(Stored items from a collection)
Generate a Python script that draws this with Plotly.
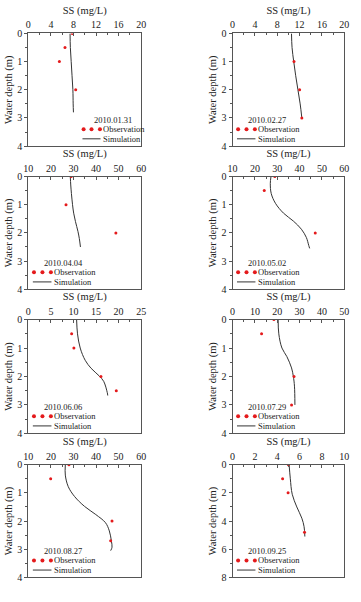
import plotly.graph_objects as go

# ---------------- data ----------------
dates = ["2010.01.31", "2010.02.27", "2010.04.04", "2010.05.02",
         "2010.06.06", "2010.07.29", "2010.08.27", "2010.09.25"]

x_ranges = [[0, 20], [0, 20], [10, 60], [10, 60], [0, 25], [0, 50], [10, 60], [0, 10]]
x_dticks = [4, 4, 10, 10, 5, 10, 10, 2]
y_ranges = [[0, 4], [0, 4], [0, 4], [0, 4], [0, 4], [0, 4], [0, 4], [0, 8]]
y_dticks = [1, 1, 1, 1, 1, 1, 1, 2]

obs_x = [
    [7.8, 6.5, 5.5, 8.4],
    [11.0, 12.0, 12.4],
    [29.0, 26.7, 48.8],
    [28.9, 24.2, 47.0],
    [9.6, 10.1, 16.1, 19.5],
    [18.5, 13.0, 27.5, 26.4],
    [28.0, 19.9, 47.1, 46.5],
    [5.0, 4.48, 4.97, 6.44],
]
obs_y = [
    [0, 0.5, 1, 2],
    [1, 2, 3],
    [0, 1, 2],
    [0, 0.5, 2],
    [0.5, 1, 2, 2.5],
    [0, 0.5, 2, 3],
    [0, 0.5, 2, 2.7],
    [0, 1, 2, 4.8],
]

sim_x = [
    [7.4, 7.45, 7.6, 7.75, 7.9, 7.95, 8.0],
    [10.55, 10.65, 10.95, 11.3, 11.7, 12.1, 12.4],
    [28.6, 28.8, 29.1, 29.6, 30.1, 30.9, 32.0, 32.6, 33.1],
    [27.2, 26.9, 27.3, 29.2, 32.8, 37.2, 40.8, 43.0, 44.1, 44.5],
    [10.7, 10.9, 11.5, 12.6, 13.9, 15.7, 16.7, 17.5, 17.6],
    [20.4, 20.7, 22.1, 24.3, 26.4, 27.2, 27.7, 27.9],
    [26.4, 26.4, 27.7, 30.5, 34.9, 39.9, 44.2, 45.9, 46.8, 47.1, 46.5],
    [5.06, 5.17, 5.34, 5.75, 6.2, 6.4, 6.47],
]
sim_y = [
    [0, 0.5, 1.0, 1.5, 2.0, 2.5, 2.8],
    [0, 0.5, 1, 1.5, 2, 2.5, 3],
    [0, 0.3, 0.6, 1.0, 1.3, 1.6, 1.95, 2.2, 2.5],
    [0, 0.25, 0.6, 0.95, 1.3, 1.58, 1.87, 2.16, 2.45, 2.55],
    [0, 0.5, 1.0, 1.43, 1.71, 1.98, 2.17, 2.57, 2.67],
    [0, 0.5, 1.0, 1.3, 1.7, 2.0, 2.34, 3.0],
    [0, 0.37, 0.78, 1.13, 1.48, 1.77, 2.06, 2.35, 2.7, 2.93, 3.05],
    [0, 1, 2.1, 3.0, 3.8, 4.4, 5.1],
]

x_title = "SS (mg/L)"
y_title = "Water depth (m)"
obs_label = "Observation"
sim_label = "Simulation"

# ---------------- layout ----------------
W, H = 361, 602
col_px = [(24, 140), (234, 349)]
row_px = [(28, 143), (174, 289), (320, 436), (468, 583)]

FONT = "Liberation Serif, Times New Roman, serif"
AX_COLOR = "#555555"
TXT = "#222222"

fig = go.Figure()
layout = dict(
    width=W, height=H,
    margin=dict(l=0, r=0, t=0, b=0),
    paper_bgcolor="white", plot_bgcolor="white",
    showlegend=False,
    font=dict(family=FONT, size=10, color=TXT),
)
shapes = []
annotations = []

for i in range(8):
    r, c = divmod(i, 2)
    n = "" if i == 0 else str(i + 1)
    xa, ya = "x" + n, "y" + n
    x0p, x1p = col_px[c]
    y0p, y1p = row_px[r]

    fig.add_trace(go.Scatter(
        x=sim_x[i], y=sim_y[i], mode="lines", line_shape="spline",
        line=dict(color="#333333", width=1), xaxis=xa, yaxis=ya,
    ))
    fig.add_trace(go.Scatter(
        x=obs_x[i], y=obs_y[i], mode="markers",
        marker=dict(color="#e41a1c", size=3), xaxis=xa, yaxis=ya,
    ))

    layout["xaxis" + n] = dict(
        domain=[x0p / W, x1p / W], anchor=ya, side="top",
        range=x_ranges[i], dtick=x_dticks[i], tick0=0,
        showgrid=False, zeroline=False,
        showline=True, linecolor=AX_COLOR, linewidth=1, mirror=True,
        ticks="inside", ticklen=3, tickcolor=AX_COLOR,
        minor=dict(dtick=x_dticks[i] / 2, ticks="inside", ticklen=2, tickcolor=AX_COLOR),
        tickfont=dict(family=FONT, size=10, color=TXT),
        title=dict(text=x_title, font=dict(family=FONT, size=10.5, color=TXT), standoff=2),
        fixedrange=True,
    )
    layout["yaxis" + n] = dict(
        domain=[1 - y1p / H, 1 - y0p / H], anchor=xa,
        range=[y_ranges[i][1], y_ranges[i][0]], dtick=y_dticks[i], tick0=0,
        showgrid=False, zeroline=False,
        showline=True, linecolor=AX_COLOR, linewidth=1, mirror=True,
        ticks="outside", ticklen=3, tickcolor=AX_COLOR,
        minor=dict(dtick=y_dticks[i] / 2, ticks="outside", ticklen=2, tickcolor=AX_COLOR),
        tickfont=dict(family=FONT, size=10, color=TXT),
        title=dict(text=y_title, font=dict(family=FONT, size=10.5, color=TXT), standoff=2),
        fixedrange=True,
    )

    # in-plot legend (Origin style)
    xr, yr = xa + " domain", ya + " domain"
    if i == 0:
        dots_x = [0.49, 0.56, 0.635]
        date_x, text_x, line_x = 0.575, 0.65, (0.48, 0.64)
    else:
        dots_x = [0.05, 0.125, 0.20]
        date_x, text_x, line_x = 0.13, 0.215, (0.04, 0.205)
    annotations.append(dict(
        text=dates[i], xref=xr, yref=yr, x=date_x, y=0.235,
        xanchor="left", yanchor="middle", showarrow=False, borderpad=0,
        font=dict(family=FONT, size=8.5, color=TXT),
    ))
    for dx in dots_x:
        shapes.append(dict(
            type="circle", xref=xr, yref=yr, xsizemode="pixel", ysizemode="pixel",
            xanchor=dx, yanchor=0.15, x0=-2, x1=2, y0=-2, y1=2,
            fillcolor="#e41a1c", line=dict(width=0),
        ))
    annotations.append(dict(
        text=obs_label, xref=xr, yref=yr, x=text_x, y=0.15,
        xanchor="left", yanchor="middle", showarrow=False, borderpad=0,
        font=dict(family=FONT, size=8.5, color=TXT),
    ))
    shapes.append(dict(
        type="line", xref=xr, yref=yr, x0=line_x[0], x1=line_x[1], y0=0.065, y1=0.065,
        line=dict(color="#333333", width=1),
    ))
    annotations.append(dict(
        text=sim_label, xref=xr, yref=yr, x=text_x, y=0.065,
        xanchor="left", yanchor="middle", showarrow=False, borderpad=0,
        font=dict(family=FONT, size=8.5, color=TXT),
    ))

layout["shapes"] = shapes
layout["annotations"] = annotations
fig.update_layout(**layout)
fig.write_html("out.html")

...

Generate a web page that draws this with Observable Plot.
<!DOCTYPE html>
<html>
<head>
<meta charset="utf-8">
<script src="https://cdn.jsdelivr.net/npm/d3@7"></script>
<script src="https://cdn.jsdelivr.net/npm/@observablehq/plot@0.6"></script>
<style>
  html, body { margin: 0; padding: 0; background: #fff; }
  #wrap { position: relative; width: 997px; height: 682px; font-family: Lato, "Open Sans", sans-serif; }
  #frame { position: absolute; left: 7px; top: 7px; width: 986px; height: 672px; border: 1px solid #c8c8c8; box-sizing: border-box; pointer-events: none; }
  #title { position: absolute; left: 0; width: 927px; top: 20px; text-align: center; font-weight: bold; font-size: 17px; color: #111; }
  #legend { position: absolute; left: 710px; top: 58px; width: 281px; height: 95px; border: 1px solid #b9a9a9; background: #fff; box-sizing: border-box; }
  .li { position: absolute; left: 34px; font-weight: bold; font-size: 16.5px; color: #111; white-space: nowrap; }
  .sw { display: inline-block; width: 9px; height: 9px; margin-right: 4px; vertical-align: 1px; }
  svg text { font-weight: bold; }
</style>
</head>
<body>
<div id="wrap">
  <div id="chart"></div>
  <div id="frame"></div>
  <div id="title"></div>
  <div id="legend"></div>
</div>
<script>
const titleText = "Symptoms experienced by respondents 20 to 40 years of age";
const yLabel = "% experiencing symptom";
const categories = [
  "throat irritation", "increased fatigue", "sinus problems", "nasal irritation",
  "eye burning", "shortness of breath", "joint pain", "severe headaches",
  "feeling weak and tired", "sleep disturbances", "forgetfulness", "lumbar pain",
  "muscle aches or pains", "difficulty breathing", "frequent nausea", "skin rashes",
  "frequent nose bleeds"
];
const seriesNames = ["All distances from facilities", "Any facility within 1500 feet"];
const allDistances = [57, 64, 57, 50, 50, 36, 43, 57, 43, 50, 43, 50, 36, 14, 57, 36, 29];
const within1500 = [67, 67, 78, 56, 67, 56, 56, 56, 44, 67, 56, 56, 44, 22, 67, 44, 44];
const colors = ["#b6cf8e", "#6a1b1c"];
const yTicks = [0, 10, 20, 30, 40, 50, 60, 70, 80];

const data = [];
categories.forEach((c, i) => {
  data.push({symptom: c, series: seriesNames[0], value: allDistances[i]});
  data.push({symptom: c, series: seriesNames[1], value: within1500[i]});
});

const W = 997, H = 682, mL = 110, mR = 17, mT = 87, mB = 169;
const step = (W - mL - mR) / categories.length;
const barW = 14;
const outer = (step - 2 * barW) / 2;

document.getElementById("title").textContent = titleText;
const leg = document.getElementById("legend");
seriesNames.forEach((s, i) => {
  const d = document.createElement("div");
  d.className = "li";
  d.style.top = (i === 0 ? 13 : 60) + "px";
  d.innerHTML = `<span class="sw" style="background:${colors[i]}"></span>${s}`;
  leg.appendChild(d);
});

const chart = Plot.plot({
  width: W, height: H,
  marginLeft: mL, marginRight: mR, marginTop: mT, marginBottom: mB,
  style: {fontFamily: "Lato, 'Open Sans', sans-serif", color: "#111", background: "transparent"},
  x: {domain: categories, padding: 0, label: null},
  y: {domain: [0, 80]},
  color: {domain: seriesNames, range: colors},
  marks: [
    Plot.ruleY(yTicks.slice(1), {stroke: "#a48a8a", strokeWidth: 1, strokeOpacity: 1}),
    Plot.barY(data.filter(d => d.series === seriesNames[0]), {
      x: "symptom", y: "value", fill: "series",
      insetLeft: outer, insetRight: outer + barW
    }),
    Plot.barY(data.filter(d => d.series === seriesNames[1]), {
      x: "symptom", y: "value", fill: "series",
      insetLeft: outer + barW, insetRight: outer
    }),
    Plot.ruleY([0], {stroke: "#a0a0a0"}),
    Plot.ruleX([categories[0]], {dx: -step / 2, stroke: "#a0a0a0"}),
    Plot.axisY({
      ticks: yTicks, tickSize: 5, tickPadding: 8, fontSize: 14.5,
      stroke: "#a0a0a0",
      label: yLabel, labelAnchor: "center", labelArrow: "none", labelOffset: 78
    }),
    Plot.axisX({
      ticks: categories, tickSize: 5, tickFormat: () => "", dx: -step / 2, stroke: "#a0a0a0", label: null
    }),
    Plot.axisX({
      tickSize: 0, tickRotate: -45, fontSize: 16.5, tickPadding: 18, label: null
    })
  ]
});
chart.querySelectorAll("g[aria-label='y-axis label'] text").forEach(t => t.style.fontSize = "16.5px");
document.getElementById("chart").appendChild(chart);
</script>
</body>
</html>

==

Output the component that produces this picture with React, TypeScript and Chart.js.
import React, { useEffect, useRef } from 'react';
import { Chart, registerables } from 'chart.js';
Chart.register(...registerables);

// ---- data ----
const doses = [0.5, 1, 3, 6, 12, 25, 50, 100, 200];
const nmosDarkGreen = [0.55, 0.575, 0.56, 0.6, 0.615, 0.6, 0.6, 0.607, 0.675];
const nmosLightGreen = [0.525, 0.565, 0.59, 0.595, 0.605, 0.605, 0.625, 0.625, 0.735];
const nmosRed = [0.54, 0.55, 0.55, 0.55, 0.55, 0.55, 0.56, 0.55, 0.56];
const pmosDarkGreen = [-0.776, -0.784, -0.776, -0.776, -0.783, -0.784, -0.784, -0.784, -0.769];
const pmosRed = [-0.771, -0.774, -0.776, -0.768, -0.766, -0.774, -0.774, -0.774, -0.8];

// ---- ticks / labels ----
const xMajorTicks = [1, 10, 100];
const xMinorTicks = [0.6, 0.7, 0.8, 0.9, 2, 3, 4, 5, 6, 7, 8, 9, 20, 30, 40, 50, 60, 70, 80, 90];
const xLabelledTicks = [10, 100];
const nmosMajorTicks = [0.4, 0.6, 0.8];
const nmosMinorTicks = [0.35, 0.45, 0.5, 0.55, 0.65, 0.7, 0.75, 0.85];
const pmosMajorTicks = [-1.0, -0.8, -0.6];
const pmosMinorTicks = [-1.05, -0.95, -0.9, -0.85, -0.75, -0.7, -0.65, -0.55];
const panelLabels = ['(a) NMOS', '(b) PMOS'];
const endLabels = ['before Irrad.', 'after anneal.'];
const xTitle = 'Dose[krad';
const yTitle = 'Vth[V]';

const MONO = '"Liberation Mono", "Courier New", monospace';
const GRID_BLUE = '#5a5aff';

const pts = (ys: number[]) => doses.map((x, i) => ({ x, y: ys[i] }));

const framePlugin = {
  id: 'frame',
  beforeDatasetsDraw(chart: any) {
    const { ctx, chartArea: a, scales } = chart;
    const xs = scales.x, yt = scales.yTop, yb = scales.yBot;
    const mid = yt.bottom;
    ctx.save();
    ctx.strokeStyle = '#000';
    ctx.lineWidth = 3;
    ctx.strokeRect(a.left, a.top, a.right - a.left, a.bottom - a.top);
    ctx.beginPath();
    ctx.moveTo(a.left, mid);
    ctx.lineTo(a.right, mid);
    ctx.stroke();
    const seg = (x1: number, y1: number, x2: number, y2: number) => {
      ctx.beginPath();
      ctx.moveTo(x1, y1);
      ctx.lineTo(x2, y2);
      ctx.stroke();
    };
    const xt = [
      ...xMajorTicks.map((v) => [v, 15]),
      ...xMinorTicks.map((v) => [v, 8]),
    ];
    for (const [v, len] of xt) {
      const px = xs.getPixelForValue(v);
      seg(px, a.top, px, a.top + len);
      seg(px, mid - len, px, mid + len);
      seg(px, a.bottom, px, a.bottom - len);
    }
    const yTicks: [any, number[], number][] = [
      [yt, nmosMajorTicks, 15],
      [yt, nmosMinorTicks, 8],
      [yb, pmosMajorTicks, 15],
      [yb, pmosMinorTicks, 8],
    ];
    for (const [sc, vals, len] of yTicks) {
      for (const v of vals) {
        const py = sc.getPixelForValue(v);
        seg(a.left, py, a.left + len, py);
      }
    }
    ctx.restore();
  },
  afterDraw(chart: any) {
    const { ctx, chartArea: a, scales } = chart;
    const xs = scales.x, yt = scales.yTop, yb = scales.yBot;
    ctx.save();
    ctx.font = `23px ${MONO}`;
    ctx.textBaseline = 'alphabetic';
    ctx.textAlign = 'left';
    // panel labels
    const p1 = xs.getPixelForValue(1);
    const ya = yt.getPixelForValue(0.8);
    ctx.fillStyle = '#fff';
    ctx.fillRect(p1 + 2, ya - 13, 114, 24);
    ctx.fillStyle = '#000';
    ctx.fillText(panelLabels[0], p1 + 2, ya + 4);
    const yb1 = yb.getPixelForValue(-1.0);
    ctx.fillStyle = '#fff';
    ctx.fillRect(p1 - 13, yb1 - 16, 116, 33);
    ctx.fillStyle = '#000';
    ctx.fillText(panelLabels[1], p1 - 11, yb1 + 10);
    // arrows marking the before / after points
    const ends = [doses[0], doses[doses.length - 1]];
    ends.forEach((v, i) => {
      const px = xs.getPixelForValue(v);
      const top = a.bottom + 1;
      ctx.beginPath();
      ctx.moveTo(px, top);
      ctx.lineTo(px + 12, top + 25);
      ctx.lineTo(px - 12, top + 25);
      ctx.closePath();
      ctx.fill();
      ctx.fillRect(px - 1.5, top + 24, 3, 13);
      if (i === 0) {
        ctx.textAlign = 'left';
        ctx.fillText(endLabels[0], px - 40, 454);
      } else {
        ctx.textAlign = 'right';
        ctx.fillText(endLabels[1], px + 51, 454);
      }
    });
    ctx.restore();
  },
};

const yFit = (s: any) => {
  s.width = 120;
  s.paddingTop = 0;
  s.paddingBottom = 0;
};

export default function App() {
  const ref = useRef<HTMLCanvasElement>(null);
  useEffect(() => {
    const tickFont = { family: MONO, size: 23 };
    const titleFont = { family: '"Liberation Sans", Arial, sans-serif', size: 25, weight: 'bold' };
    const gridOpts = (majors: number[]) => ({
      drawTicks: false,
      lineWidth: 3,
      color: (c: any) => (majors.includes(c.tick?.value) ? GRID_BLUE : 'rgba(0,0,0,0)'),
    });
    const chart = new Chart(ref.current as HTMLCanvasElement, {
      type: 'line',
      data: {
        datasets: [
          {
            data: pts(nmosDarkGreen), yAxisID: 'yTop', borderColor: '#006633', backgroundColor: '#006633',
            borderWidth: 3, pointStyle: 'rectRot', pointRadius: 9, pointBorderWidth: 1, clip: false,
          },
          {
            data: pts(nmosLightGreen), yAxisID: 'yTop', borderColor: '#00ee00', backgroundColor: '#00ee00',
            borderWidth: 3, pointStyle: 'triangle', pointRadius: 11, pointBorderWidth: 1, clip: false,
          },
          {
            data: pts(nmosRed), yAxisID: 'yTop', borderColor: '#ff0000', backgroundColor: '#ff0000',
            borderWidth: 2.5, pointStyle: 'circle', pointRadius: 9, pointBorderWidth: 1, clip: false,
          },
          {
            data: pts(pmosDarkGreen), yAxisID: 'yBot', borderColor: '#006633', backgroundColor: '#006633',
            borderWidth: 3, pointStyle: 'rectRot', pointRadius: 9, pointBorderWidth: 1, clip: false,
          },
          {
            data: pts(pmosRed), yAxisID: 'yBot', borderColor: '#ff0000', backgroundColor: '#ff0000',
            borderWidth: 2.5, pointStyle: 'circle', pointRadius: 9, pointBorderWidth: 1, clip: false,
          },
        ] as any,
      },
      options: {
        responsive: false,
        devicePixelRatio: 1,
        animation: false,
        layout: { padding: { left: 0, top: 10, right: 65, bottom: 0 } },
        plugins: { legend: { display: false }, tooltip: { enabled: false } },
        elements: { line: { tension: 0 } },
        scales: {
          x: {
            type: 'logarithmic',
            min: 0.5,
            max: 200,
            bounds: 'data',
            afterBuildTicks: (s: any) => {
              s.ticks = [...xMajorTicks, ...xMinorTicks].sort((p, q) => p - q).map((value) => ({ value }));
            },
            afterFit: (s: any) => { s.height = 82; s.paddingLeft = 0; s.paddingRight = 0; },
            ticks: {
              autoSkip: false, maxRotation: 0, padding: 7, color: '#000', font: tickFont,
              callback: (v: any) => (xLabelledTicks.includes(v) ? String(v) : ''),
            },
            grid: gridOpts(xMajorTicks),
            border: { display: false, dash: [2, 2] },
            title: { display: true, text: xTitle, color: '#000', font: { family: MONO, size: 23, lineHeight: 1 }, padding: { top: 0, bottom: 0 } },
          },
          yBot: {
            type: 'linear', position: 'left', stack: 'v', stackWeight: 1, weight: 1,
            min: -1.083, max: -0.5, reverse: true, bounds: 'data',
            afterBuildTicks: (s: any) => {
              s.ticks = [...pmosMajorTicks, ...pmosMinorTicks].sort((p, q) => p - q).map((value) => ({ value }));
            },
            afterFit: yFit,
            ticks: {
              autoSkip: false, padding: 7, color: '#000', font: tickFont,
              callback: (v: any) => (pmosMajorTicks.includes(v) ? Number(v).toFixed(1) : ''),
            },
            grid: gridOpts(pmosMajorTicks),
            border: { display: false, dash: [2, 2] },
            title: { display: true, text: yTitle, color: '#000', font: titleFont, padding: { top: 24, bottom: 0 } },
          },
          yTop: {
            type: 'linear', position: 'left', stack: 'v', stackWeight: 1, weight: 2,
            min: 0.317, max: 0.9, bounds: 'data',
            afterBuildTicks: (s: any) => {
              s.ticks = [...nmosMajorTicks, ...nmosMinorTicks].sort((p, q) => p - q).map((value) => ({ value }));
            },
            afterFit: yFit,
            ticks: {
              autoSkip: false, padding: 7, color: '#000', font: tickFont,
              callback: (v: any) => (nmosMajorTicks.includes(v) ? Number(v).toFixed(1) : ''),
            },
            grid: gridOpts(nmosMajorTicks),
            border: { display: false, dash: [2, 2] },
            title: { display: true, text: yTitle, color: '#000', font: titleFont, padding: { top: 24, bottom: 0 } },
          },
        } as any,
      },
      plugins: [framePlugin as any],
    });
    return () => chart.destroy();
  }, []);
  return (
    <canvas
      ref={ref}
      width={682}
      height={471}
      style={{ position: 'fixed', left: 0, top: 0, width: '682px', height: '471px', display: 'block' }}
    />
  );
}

- _Requirements_: Check each line in the records for the word "Generate" and say how many have it, with nothing else.

- _Answer for the task_: 2